Warrant, to a traffic engineer, means justification. To justify a traffic signal installation, a traffic engineer completes a signal warrant study using a set of guidelines outlined in the Michigan Manual of Uniform Traffic Control Devices (MMUTCD)–the manual that forms the legal basis for all the State’s signs, traffic signals, and pavement markings. Conventional warrants tend to treat pedestrians as vehicles. Rarely can traffic signals be justified solely for facilitating pedestrian movements, since signal warrants are not based on the intersection’s performance, but on detailed research from the 1970s.
So what about new projects and approaches? When a non-motorized path needs to cross a busy four-lane road, how will we know how many pedestrians will be crossing it? Pedestrian forecasting is not as developed as vehicular traffic forecasting. Often, a wait-and-see approach is taken to see if a problem develops. Isn’t there a better way?
Don’t respond, prevent.
Traffic engineers need to enter pedestrians into the equation.

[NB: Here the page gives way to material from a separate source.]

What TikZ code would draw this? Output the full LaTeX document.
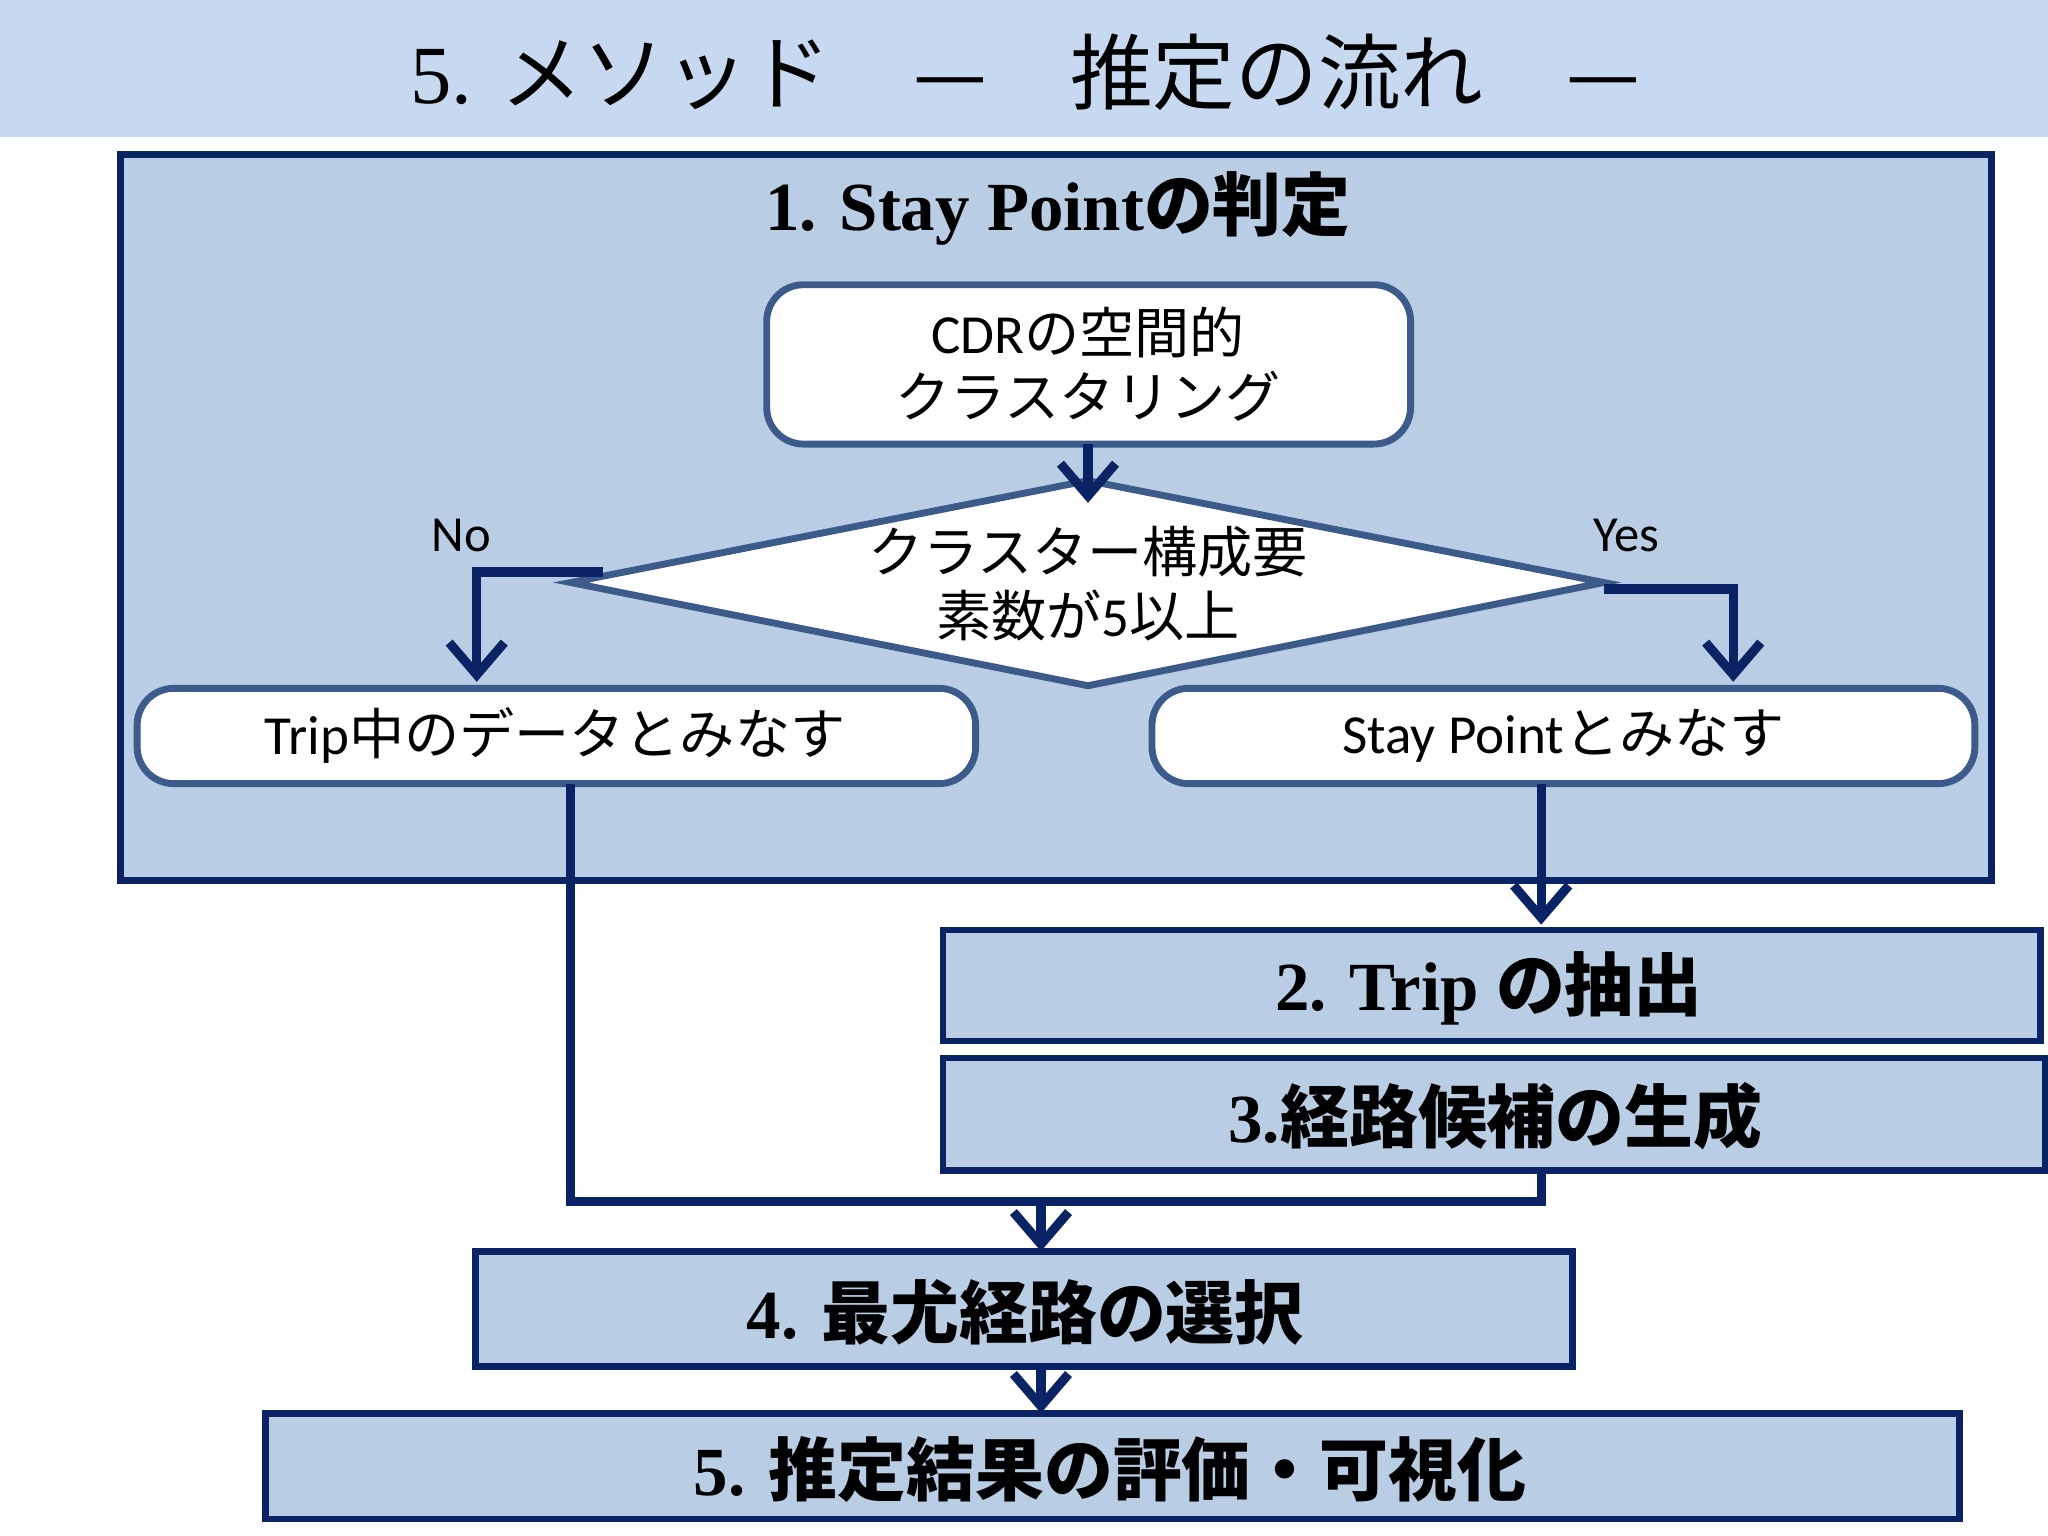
\documentclass[tikz,border=0pt]{standalone}
\usepackage{fontspec}
\setmainfont{Liberation Serif}
\newfontfamily\jp{Noto Sans CJK JP}
\newfontfamily\sans{Carlito}
\usetikzlibrary{arrows.meta}
\definecolor{band}{HTML}{C6D9F0}
\definecolor{panel}{HTML}{B9CDE5}
\definecolor{navy}{HTML}{0A2365}
\definecolor{frame}{HTML}{3C5A8A}
\begin{document}
\begin{tikzpicture}[x=0.01cm,y=-0.01cm,
  panelbox/.style={draw=navy, line width=1.5pt, fill=panel},
  whitebox/.style={draw=frame, line width=1.5pt, fill=white, rounded corners=8pt},
  flow/.style={draw=navy, line width=2pt},
  arr/.style={flow, -{Straight Barb[length=7pt,width=12pt,line width=2pt]}},
  title/.style={font=\fontsize{15}{18}\selectfont\bfseries, text=black},
  inner/.style={font=\fontsize{12}{15}\selectfont, align=center}
  ]
\useasboundingbox (0,0) rectangle (1568,1176);
% header
\fill[band] (0,0) rectangle (1568,105);
\node (head) at (785,55) {\fontsize{18}{20}\selectfont 5. {\jp メソッド\quad —\quad 推定の流れ\quad —}};

% box 1
\draw[panelbox] (92,118) rectangle (1525,674);
\node[title] (t1) at (810,160) {1. Stay Point{\jp\bfseries の判定}};
\draw[whitebox] (587,218) rectangle (1080,340);
\node[inner] (cdr) at (833,279) {{\sans CDR}{\jp の空間的}\\[-1pt]{\jp クラスタリング}};
\coordinate (cdrb) at (833,340);
\draw[draw=frame, line width=1.5pt, fill=white] (437,446) -- (833,368) -- (1228,446) -- (833,525) -- cycle;
\coordinate (dt) at (833,385);
\node[inner] (dia) at (833,447) {{\jp クラスター構成要}\\[-1pt]{\jp 素数が}{\sans 5}{\jp 以上}};
\node[font=\sans\fontsize{11}{13}\selectfont] (no) at (353,410) {No};
\node[font=\sans\fontsize{11}{13}\selectfont] (yes) at (1245,410) {Yes};

\draw[whitebox] (105,527) rectangle (747,600);
\node[inner] (trip) at (425,563) {{\sans Trip}{\jp 中のデータとみなす}};
\draw[whitebox] (882,527) rectangle (1512,600);
\node[inner] (stay) at (1197,563) {{\sans Stay Point}{\jp とみなす}};

\coordinate (nl) at (462,438);
\coordinate (nt) at (365,522);
\coordinate (yl) at (1228,451);
\coordinate (yt) at (1327,522);
\draw[arr] (cdrb) -- (dt);
\draw[arr] (nl) -| (nt);
\draw[arr] (yl) -| (yt);

% box 2, 3
\draw[panelbox] (722,712) rectangle (1562,797);
\node[title] (t2) at (1140,757) {2. Trip {\jp\bfseries の抽出}};
\draw[panelbox] (722,810) rectangle (1566,896);
\node[title] (t3) at (1145,855) {3.{\jp\bfseries 経路候補の生成}};

\coordinate (sb) at (1180,600);
\coordinate (b2t) at (1180,708);
\draw[arr] (sb) -- (b2t);
\coordinate (tb) at (437,600);
\coordinate (b3b) at (1180,896);
\coordinate (j) at (797,920);
\draw[flow] (tb) |- (j) -| (b3b);
\coordinate (b4t) at (797,958);
\draw[arr] (j) -- (b4t);

% box 4, 5
\draw[panelbox] (364,958) rectangle (1204,1046);
\node[title] (t4) at (785,1005) {4. {\jp\bfseries 最尤経路の選択}};
\draw[panelbox] (203,1082) rectangle (1500,1163);
\node[title] (t5) at (850,1125) {5. {\jp\bfseries 推定結果の評価・可視化}};
\coordinate (b4b) at (797,1046);
\coordinate (b5t) at (797,1082);
\draw[arr] (b4b) -- (b5t);
\end{tikzpicture}
\end{document}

Pedestrians need 39% more time to cross a two-lane road than a car does, and pedestrians are ten times more likely to be fatally injured in an intersection crash than a vehicle driver.
Preventative traffic engineering, then, is the meaningful evaluation of a multi-modal mobility network to identify areas of increased risk and mitigating those risks. Traffic engineers need to recognize that pedestrians are legitimate users of public mobility systems – whether or not we design for them – and have an inherent vulnerability.
How to lead the way
- Every detail matters: Consider curb radii, pedestrian data, road width, signage, cycle lengths, parking zones, pavement markings, lighting, and bicycle facilities.
- Standards can be flexible: Use context-sensitive design. Make standards fit your projects, not the other way around.
- Use multiple sources: Use all the books on your shelf, and even look internationally for case studies and examples.
- Use your engineering judgment: Safety isn’t rocket science. Trust your instincts and prove them right.
- Be proactive and holistic: Projects should not just be a road widening, or a pavement reconstruction, or any one single facet. Evaluate safety problems, find the data out there, and integrate walkability and pedestrian safety into the planning of your transportation projects. Especially when you have funding. (In fact, adding a walkability component can sometimes get you more funding.)
Case study
It seems likely that putting a non-motorized trail crossing at a busy four-lane roadway might result in some safety issues. Here is a case study that took a more proactive approach to ensure safety.
Grand Valley Rail Trail: a major community project for Ionia and Saranac, the GVRT is an AASHTO-compliant non-motorized trail that repurposes an abandoned rail bed, including seven trestles over various water bodies.
The trail also crosses M-66 (Dexter Street) in Ionia, which averages about 15,499 vehicles per day. To determine if the estimated 100,000 yearly users of the trail would have enough time to cross the street, we conducted a pedestrian gap study, which determined how long of a window (16 seconds) a pedestrian would need to cross the street. From traffic data we found that there weren’t enough time gaps during the day for the expected volume of pedestrians to cross M-66 safely. The study helped secure funding for a pedestrian bridge across M-66/Dexter Street, which will be built next summer.